> [Work to be completed]: Omit pictures and quote the listing below line by line, from its start through the line that holds "['DDR', 'DDR', 'DDR', 'DDR', 'DDR', 'DDR', 'DDR', 'DDR'];".

> [Data lines]:
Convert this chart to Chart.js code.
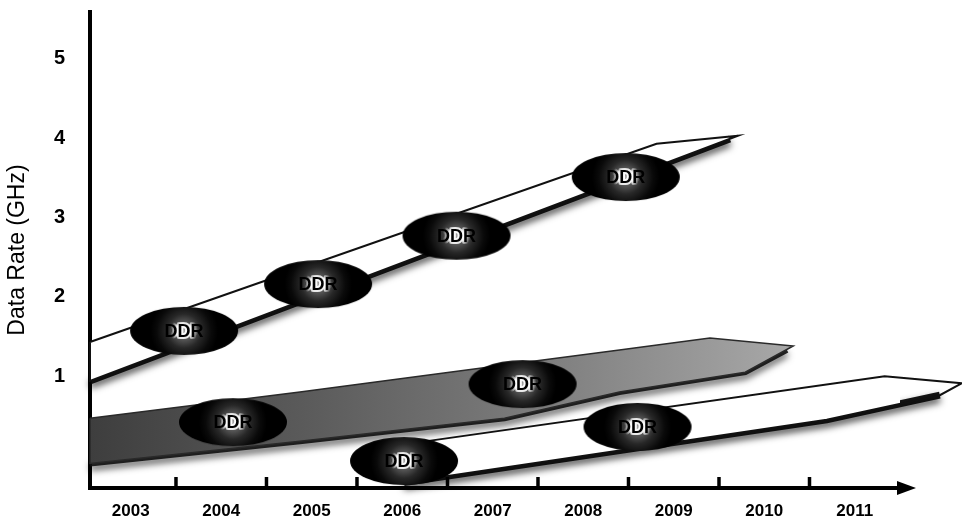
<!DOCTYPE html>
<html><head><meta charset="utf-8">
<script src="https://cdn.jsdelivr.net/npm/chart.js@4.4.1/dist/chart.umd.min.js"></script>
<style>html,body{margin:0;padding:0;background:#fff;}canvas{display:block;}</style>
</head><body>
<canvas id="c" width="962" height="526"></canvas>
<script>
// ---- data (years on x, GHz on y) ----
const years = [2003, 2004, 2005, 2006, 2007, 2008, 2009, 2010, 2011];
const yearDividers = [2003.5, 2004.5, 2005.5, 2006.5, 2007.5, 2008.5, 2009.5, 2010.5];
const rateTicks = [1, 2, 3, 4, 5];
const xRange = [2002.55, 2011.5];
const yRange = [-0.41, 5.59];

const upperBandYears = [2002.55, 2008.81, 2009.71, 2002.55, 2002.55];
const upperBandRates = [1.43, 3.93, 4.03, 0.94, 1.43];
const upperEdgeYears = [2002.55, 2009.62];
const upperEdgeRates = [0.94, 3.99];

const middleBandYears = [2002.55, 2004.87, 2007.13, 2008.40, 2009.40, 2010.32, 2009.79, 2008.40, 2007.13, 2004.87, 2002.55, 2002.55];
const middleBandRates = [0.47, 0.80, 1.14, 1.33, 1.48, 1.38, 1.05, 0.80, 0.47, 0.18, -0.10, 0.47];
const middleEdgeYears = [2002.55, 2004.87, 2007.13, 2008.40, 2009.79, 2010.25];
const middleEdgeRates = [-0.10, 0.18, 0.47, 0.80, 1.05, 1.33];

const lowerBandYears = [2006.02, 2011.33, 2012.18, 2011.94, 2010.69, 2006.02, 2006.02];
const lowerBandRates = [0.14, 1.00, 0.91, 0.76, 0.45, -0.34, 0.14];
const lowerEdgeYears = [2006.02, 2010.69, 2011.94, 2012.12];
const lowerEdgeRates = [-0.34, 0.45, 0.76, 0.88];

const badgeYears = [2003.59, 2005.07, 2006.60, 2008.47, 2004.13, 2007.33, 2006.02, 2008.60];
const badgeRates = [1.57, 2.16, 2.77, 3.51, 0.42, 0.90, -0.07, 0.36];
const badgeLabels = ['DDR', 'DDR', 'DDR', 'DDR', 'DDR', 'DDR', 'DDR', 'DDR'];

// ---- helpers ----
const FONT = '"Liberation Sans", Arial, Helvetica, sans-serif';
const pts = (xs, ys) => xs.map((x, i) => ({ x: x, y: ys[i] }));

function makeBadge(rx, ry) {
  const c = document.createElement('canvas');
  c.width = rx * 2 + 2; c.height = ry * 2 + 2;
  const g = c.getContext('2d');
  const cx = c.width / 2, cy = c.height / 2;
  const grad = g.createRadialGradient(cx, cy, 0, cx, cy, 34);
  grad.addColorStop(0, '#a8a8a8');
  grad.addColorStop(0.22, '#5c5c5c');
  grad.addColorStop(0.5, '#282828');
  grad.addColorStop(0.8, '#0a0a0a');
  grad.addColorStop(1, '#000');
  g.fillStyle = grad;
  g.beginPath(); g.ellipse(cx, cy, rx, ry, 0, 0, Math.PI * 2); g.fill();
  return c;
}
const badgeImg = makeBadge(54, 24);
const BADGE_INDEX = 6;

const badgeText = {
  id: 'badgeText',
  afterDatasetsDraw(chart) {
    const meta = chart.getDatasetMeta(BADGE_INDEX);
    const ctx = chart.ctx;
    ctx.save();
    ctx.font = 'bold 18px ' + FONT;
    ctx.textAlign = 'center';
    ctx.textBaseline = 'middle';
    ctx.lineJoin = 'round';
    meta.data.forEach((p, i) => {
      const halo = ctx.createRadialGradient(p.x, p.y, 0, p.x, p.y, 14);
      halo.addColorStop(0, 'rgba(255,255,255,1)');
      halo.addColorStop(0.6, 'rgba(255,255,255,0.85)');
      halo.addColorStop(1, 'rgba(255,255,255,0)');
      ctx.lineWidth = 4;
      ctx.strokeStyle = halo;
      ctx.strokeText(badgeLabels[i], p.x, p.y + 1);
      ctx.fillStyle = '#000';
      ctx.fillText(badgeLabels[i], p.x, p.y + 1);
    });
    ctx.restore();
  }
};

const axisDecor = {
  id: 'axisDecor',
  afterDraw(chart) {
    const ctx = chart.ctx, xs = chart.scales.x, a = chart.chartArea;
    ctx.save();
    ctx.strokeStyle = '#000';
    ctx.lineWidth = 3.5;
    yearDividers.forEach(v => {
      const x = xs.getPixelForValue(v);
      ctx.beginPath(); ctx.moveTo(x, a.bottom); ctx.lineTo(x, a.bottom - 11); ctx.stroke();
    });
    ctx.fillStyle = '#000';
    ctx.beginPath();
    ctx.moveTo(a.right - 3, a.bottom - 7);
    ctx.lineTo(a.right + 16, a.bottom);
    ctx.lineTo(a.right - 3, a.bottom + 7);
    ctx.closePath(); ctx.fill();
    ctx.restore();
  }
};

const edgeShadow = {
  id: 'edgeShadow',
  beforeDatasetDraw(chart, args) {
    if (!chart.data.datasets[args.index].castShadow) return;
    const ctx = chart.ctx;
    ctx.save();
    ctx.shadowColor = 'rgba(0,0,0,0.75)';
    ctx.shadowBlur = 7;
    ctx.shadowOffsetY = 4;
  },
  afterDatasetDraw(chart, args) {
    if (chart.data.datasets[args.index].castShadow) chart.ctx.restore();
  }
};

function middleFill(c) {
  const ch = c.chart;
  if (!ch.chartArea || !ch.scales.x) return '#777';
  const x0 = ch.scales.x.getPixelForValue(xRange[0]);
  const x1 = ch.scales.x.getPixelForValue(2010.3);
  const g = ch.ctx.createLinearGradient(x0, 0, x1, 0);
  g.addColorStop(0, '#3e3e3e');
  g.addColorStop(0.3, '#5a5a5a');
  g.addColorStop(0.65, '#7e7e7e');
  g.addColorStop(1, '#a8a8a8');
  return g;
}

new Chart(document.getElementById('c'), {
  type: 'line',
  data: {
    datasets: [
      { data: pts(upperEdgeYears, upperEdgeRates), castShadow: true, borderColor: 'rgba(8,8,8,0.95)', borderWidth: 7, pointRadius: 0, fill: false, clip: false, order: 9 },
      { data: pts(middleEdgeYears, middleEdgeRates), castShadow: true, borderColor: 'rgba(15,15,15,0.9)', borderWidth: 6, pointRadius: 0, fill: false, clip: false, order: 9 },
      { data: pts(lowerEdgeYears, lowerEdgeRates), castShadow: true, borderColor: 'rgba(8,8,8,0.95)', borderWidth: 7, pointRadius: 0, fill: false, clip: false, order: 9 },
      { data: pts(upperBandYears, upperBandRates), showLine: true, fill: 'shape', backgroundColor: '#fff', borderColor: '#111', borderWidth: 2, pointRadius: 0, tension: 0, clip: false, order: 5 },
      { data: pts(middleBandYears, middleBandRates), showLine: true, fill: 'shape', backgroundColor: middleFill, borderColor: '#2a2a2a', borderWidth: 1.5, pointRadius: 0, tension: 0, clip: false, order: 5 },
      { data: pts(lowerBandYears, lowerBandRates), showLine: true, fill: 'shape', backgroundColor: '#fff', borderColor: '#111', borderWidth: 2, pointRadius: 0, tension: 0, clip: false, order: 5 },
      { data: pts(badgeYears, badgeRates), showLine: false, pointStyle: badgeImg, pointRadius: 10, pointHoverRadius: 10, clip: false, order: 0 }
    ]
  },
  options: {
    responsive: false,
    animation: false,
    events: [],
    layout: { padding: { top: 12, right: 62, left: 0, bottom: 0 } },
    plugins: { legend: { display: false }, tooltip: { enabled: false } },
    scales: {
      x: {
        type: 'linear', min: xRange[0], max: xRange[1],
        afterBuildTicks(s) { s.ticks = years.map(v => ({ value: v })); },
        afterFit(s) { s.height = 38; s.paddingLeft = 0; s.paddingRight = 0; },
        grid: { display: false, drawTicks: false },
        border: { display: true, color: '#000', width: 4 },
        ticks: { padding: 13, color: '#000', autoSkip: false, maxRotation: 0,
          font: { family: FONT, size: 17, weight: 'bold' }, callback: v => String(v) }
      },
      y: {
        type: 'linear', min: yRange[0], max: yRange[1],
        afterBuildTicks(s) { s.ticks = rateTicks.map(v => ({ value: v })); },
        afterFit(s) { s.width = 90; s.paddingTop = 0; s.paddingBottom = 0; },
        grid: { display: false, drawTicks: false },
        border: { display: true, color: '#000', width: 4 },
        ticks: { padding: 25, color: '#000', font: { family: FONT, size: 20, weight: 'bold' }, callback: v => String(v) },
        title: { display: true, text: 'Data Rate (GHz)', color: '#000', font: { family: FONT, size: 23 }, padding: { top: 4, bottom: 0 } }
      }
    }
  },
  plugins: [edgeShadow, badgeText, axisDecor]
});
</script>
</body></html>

> [Solution to the problem]:
Convert this chart to Chart.js code.
<!DOCTYPE html>
<html><head><meta charset="utf-8">
<script src="https://cdn.jsdelivr.net/npm/chart.js@4.4.1/dist/chart.umd.min.js"></script>
<style>html,body{margin:0;padding:0;background:#fff;}canvas{display:block;}</style>
</head><body>
<canvas id="c" width="962" height="526"></canvas>
<script>
// ---- data (years on x, GHz on y) ----
const years = [2003, 2004, 2005, 2006, 2007, 2008, 2009, 2010, 2011];
const yearDividers = [2003.5, 2004.5, 2005.5, 2006.5, 2007.5, 2008.5, 2009.5, 2010.5];
const rateTicks = [1, 2, 3, 4, 5];
const xRange = [2002.55, 2011.5];
const yRange = [-0.41, 5.59];

const upperBandYears = [2002.55, 2008.81, 2009.71, 2002.55, 2002.55];
const upperBandRates = [1.43, 3.93, 4.03, 0.94, 1.43];
const upperEdgeYears = [2002.55, 2009.62];
const upperEdgeRates = [0.94, 3.99];

const middleBandYears = [2002.55, 2004.87, 2007.13, 2008.40, 2009.40, 2010.32, 2009.79, 2008.40, 2007.13, 2004.87, 2002.55, 2002.55];
const middleBandRates = [0.47, 0.80, 1.14, 1.33, 1.48, 1.38, 1.05, 0.80, 0.47, 0.18, -0.10, 0.47];
const middleEdgeYears = [2002.55, 2004.87, 2007.13, 2008.40, 2009.79, 2010.25];
const middleEdgeRates = [-0.10, 0.18, 0.47, 0.80, 1.05, 1.33];

const lowerBandYears = [2006.02, 2011.33, 2012.18, 2011.94, 2010.69, 2006.02, 2006.02];
const lowerBandRates = [0.14, 1.00, 0.91, 0.76, 0.45, -0.34, 0.14];
const lowerEdgeYears = [2006.02, 2010.69, 2011.94, 2012.12];
const lowerEdgeRates = [-0.34, 0.45, 0.76, 0.88];

const badgeYears = [2003.59, 2005.07, 2006.60, 2008.47, 2004.13, 2007.33, 2006.02, 2008.60];
const badgeRates = [1.57, 2.16, 2.77, 3.51, 0.42, 0.90, -0.07, 0.36];
const badgeLabels = ['DDR', 'DDR', 'DDR', 'DDR', 'DDR', 'DDR', 'DDR', 'DDR'];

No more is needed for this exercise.